## start Data lines

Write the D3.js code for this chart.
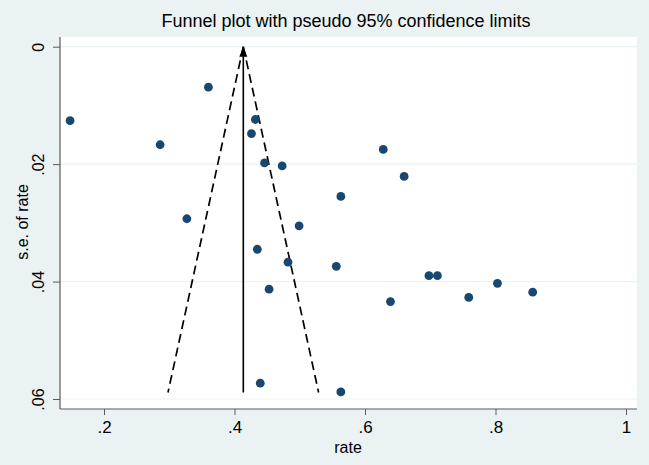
<!DOCTYPE html>
<html>
<head>
<meta charset="utf-8">
<script src="https://cdn.jsdelivr.net/npm/d3@7"></script>
<style>
  html, body { margin: 0; padding: 0; background: #eaf2f3; }
  svg { display: block; }
  text { font-family: Arial, "Liberation Sans", sans-serif; fill: #000; }
</style>
</head>
<body>
<svg id="chart" width="649" height="465"></svg>
<script>
// ---- data ----
const rate = [0.148, 0.360, 0.286, 0.432, 0.426, 0.446, 0.473, 0.563, 0.327, 0.499,
              0.628, 0.660, 0.698, 0.711, 0.639, 0.759, 0.803, 0.857, 0.4395, 0.563,
              0.435, 0.482, 0.556, 0.453];
const se   = [0.0126, 0.0069, 0.0167, 0.0124, 0.0148, 0.0198, 0.0203, 0.0255, 0.0293, 0.0305,
              0.0175, 0.0221, 0.0390, 0.0390, 0.0434, 0.0427, 0.0403, 0.0418, 0.0573, 0.0588,
              0.0345, 0.0367, 0.0374, 0.0413];
const xTicks = [0.2, 0.4, 0.6, 0.8, 1];
const xTickLabels = [".2", ".4", ".6", ".8", "1"];
const yTicks = [0, 0.02, 0.04, 0.06];
const yTickLabels = ["0", ".02", ".04", ".06"];
const pooled = 0.4135;
const seMax = 0.0589;
const zCrit = 1.96;
const titleText = "Funnel plot with pseudo 95% confidence limits";
const xTitle = "rate";
const yTitle = "s.e. of rate";

// ---- layout ----
const svg = d3.select("#chart");
const W = 649, H = 465;
const plot = { left: 60, right: 637, top: 37, bottom: 409 };

const x = d3.scaleLinear().domain([0.2, 1]).range([104, 626]);
const y = d3.scaleLinear().domain([0, 0.06]).range([46.7, 399]);

svg.append("rect").attr("width", W).attr("height", H).attr("fill", "#eaf2f3");
svg.append("rect")
  .attr("x", plot.left).attr("y", plot.top)
  .attr("width", plot.right - plot.left).attr("height", plot.bottom - plot.top)
  .attr("fill", "#ffffff");

// grid
svg.append("g").selectAll("line").data(yTicks).join("line")
  .attr("x1", plot.left).attr("x2", plot.right)
  .attr("y1", d => y(d)).attr("y2", d => y(d))
  .attr("stroke", "#eaf2f3").attr("stroke-width", 1.2);

// axes
const axisColor = "#5a5a5a";
const xAxis = d3.axisBottom(x).tickValues(xTicks)
  .tickFormat((d, i) => xTickLabels[i]).tickSize(6).tickPadding(6);
const gx = svg.append("g").attr("transform", `translate(0,${plot.bottom})`).call(xAxis);
gx.select(".domain").remove();
gx.selectAll(".tick line").attr("stroke", axisColor);
gx.selectAll(".tick text").attr("font-size", 17).attr("fill", "#000")
  .attr("font-family", "Arial, 'Liberation Sans', sans-serif");
svg.append("line").attr("x1", plot.left).attr("x2", plot.right)
  .attr("y1", plot.bottom).attr("y2", plot.bottom)
  .attr("stroke", axisColor).attr("stroke-width", 1.2);

const yAxis = d3.axisLeft(y).tickValues(yTicks)
  .tickFormat((d, i) => yTickLabels[i]).tickSize(7).tickPadding(4);
const gy = svg.append("g").attr("transform", `translate(${plot.left},0)`).call(yAxis);
gy.select(".domain").remove();
gy.selectAll(".tick line").attr("stroke", axisColor);
gy.selectAll(".tick text")
  .attr("font-size", 16).attr("fill", "#000")
  .attr("font-family", "Arial, 'Liberation Sans', sans-serif")
  .attr("text-anchor", "middle").attr("dy", null)
  .attr("transform", "translate(-16,0) rotate(-90)")
  .attr("x", 0).attr("y", 0);
svg.append("line").attr("x1", plot.left).attr("x2", plot.left)
  .attr("y1", plot.top).attr("y2", plot.bottom)
  .attr("stroke", axisColor).attr("stroke-width", 1.2);

// titles
svg.append("text").attr("x", 346).attr("y", 27).attr("text-anchor", "middle")
  .attr("font-size", 18).text(titleText);
svg.append("text").attr("x", 348).attr("y", 453).attr("text-anchor", "middle")
  .attr("font-size", 16).text(xTitle);
svg.append("text").attr("transform", "translate(28,222) rotate(-90)")
  .attr("text-anchor", "middle").attr("font-size", 16).text(yTitle);

// funnel
const defs = svg.append("defs");
defs.append("marker").attr("id", "arrow")
  .attr("viewBox", "0 0 10 10").attr("refX", 10).attr("refY", 5)
  .attr("markerWidth", 10).attr("markerHeight", 10)
  .attr("markerUnits", "userSpaceOnUse").attr("orient", "auto")
  .append("path").attr("d", "M0,1 L10,5 L0,9 z").attr("fill", "#000");

const funnelLeft = [[pooled, 0], [pooled - zCrit * seMax, seMax]];
const funnelRight = [[pooled, 0], [pooled + zCrit * seMax, seMax]];
const line = d3.line().x(d => x(d[0])).y(d => y(d[1]));
[funnelLeft, funnelRight].forEach(p => {
  svg.append("path").attr("d", line(p)).attr("fill", "none")
    .attr("stroke", "#000").attr("stroke-width", 1.7)
    .attr("stroke-dasharray", "9,5");
});
svg.append("path").attr("d", line([[pooled, seMax], [pooled, 0]]))
  .attr("stroke", "#000").attr("stroke-width", 1.6)
  .attr("marker-end", "url(#arrow)");

// points
svg.append("g").selectAll("circle").data(rate.map((r, i) => [r, se[i]])).join("circle")
  .attr("cx", d => x(d[0])).attr("cy", d => y(d[1])).attr("r", 4.4)
  .attr("fill", "#1a476f");
</script>
</body>
</html>
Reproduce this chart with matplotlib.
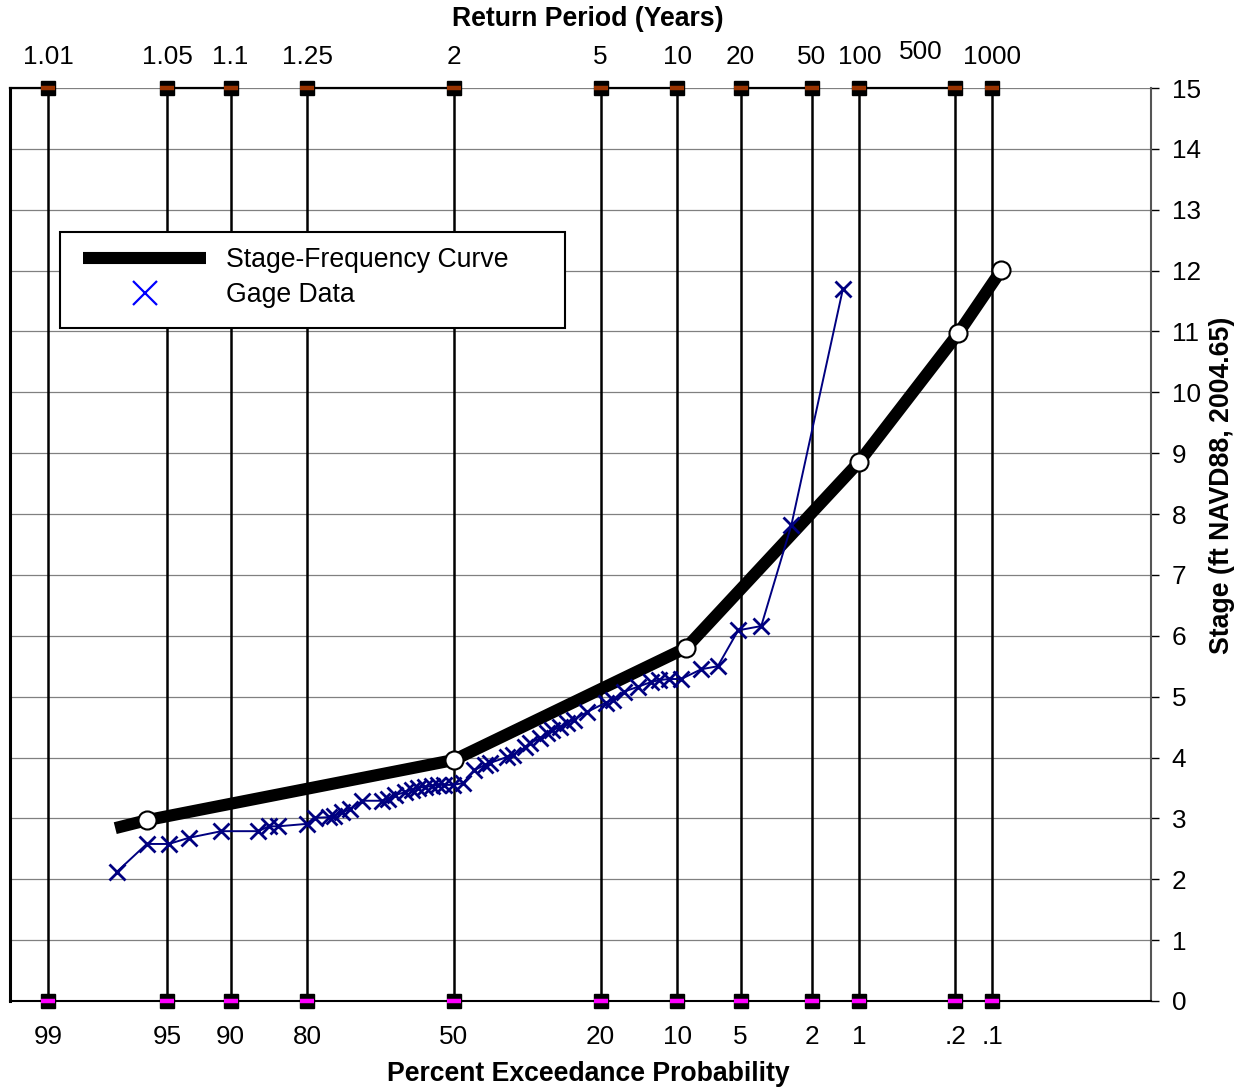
import matplotlib
matplotlib.use('Agg')
import matplotlib.pyplot as plt
import numpy as np
from matplotlib.lines import Line2D
from matplotlib.patches import Rectangle
from statistics import NormalDist

plt.rcParams['font.family'] = ['Liberation Sans', 'DejaVu Sans']

# probability grid (percent exceedance) and matching return periods
prob_ticks = [99, 95, 90, 80, 50, 20, 10, 5, 2, 1, 0.2, 0.1]
prob_labels = ['99', '95', '90', '80', '50', '20', '10', '5', '2', '1', '.2', '.1']
return_labels = ['1.01', '1.05', '1.1', '1.25', '2', '5', '10', '20', '50', '100', '', '1000']

# adopted stage-frequency curve
curve_prob = [97.4, 96.1, 50, 9.15, 1.0, 0.19, 0.084]
curve_stage = [2.84, 2.97, 3.96, 5.80, 8.86, 10.97, 12.01]

# ranked annual peaks at the gage
gage_prob = [97.35, 96.1, 94.9, 93.6, 90.9, 86.9, 85.6, 84.3, 80.1, 78.8,
             76.3, 75.4, 73.9, 72.5, 70.0, 65.9, 64.8, 63.3, 61.1, 59.6,
             58.2, 56.6, 55.0, 53.7, 52.3, 50.2, 47.9, 45.4, 42.9, 41.8,
             38.0, 36.7, 34.1, 33.1, 31.0, 29.6, 28.6, 27.1, 25.8, 24.6,
             22.2, 19.2, 18.1, 16.5, 14.6, 12.9, 12.0, 10.9, 9.6, 7.8,
             6.5, 5.14, 3.89, 2.64, 1.28]
gage_stage = [2.12, 2.58, 2.58, 2.68, 2.79, 2.79, 2.87, 2.87, 2.91, 3.01,
              3.02, 3.04, 3.10, 3.15, 3.29, 3.29, 3.32, 3.38, 3.43, 3.47,
              3.50, 3.52, 3.53, 3.55, 3.55, 3.55, 3.58, 3.79, 3.88, 3.91,
              4.01, 4.04, 4.17, 4.24, 4.32, 4.40, 4.45, 4.50, 4.57, 4.62,
              4.75, 4.90, 4.95, 5.08, 5.16, 5.24, 5.27, 5.29, 5.29, 5.45,
              5.50, 6.09, 6.16, 7.82, 11.70]


def prob_to_x(p):
    """Percent exceedance -> standard normal deviate (probability paper)."""
    nd = NormalDist()
    return np.array([nd.inv_cdf(1 - v / 100.0) for v in p])


FS = 18.8
W, H = 1247, 1089
fig = plt.figure(figsize=(W / 100, H / 100), dpi=100)
ax = fig.add_axes([10 / W, 1 - 1001 / H, 1141 / W, 913 / H])
x_lo, x_hi = -2.547, 4.0
ax.set_xlim(x_lo, x_hi)
ax.set_ylim(0, 15)

xt = prob_to_x(prob_ticks)

for y in range(1, 16):
    ax.axhline(y, color='#808080', lw=0.9, zorder=1)
for x in xt:
    ax.axvline(x, color='black', lw=1.8, zorder=2)

# top border drawn in alternating pieces between the grid lines
edges = [x_lo] + list(xt)
for i in range(0, len(edges) - 1, 2):
    ax.plot([edges[i], edges[i + 1]], [15, 15], color='black', lw=1.6,
            zorder=3, clip_on=False)

ax.plot(xt, [15] * len(xt), 's', ms=9.5, mfc='black', mec='black', mew=1,
        zorder=9, clip_on=False)
ax.plot(xt, [15] * len(xt), '_', ms=10, mew=3.2, color='#993300',
        zorder=10, clip_on=False)
ax.plot(xt, [0] * len(xt), 's', ms=9.5, mfc='black', mec='black', mew=1,
        zorder=9, clip_on=False)
ax.plot(xt, [0] * len(xt), '_', ms=10, mew=3.2, color='#FF00FF',
        zorder=10, clip_on=False)

cx = prob_to_x(curve_prob)
gx = prob_to_x(gage_prob)
ax.plot(cx, curve_stage, color='black', lw=8.7, solid_capstyle='butt', zorder=5)
ax.plot(cx[1:], curve_stage[1:], 'o', ms=13, mfc='white', mec='black', mew=1.5, zorder=8)
ax.plot(gx, gage_stage, color='#000080', lw=1.4, marker='x', ms=11, mew=2, zorder=6)

ax.spines['top'].set_visible(False)
ax.spines['left'].set_linewidth(2.2)
ax.spines['bottom'].set_linewidth(1.5)
ax.spines['right'].set_color('#555555')
ax.spines['right'].set_linewidth(1.5)

ax.set_xticks(xt, labels=prob_labels)
ax.tick_params(axis='x', length=0, pad=17, labelsize=FS)
ax.yaxis.tick_right()
ax.set_yticks(range(16))
ax.tick_params(axis='y', length=6, width=1, pad=9, labelsize=FS)

top = ax.secondary_xaxis('top')
top.set_xticks(xt, labels=return_labels)
top.tick_params(length=0, pad=14, labelsize=FS)
top.spines['top'].set_visible(False)
ax.annotate('500', xy=(xt[10], 15), xytext=(-35 * 0.72, 36 * 0.72),
            textcoords='offset points', ha='center', va='center', fontsize=FS,
            annotation_clip=False)

fig.text(588 / W, 1 - 19 / H, 'Return Period (Years)', ha='center', va='center',
         fontsize=19.2, fontweight='bold')
fig.text(588 / W, 1 - 1074 / H, 'Percent Exceedance Probability', ha='center',
         va='center', fontsize=19.2, fontweight='bold')
fig.text(1222 / W, 1 - 485 / H, 'Stage (ft NAVD88, 2004.65)', rotation=90,
         ha='center', va='center', fontsize=19.2, fontweight='bold')

# legend with a fixed box
fig.patches.append(Rectangle((60 / W, 1 - 328 / H), 505 / W, 96 / H,
                             transform=fig.transFigure, fill=True, facecolor='white',
                             edgecolor='black', lw=1.5, zorder=20))
handles = [Line2D([], [], color='black', lw=8.7, solid_capstyle='butt'),
           Line2D([], [], color='#0000FF', ls='none', marker='x', ms=17, mew=1.6)]
leg = fig.legend(handles, ['Stage-Frequency Curve', 'Gage Data'], loc='upper left',
                 bbox_to_anchor=(62 / W, 1 - 226 / H), frameon=False, fontsize=19.2,
                 handlelength=4.6, handletextpad=0.75, labelspacing=0.33,
                 borderpad=0.3)
leg.set_zorder(21)

fig.savefig('out.png', dpi=100)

## end Data lines

• The request:
Give back, unchanged, each line from the one containing "Reproduce this chart with matplotlib." through the one containing "plt.rcParams['font.family'] = ['Liberation". Pictures are to be left out.

• Correct response:
Reproduce this chart with matplotlib.
import matplotlib
matplotlib.use('Agg')
import matplotlib.pyplot as plt
import numpy as np
from matplotlib.lines import Line2D
from matplotlib.patches import Rectangle
from statistics import NormalDist

plt.rcParams['font.family'] = ['Liberation Sans', 'DejaVu Sans']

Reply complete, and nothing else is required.